探究の考え方は、古典探究、日本史探究、世界史探究、地理探究、理数探究などに取り入れられます。学習のイメージとしては、公式を覚えることよりも、公式を実際に使う場面に当てはめて、活用することを通して学習していくスタイルです。そうすることで、なぜ学習するのかの意味もわかり、定着度も違います。これらは、カリキュラム的にも大きな変化となります。

 

大学入試が変わることのインパクト

新しい入試方式も決して知識が不要だとはしていません。その場で新しい知識を使って解く問題などが出題されますが、前提となる基礎知識は必要です。しかも教科をまたぐような知識が求められます。

ただし、単に知っているものを書き出すとか、知っているものを選ぶだけの問題の比率が下がります。選択問題であっても、他の枝問の解答との組み合わせで、正解が異なるような問題も考えています。

大学入試が変わると高校の授業も変わります。すると高校入試も変わるはずです。今春、ある県の公立高校の社会科の入試では、ほとんどが記述式の問題でした。この変化は、もう将来の話ではなく、いまの受験生の話なのです。

 

新しい学びに保護者も理解を

「とにかく覚えなさい」という学習は無駄になっていきます。なかなか時間がないかもしれませんが、家庭で現代的な諸課題について議論したり、しっかりと考えたアイデアや意見にきちんと反応をすることが子供の学習に良い影響となるでしょう。

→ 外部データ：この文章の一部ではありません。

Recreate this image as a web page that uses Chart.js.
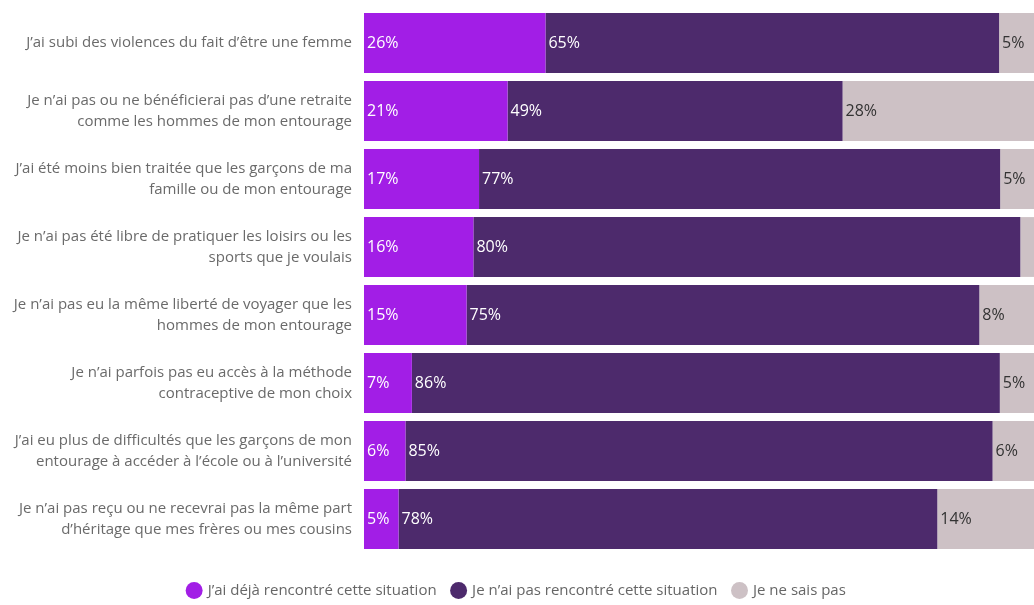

塾や問題集を選ぶ時にも、解き方のパターンを覚えるだけのものは今後逆効果になるかもしれません。解き方について考えるような授業や問題集が理想です。

良くないのは「いまこれができてほしい」という親の気分で子供の学習ペースを振り回すことです。探究的な学習は弾みがつくまで時間がかかりますが、うまく弾みがつけばすごく伸びるはずです。一時的な点数ではなく、何について説明できるようになっているかが学力の証です。長い将来を考えた時、これから始まる新しい学びは圧倒的に役に立つ、というイメージを持ってください。

 

教師を志した当初の思いを生かせる指導要領

アクティブ・ラーニング(AL)は、単にグループワークでワイワイやったら良いわけではありません。自分の考えを持って(主体的)、他者や先哲に問いかけながら(対話的)、深く学ぶのがALの要諦です。

ALをすると知識を教える時間がなくなる、と言う教師もいますが、扱う知識量を減らさずともALはできます。調べないと解けない課題や宿題を出して、生徒自身に知識を学ばせれば良いのです。今はそのための便利なツールがいくらでもあります。

生徒に「なんのために勉強するのか」と問われて「いい大学に行くため」と答えるようでは教師として失格です。これからの時代、世界中で問題が噴出します。その解決のため、若い人たちには今の私たちよりも有能になってもらわなければならない。そういう意味では、教師にとっていい時代になりました。今回の改訂の方向性は、先生方が最初に教師を志した時の思いを生かせるような指導要領になっていると思います。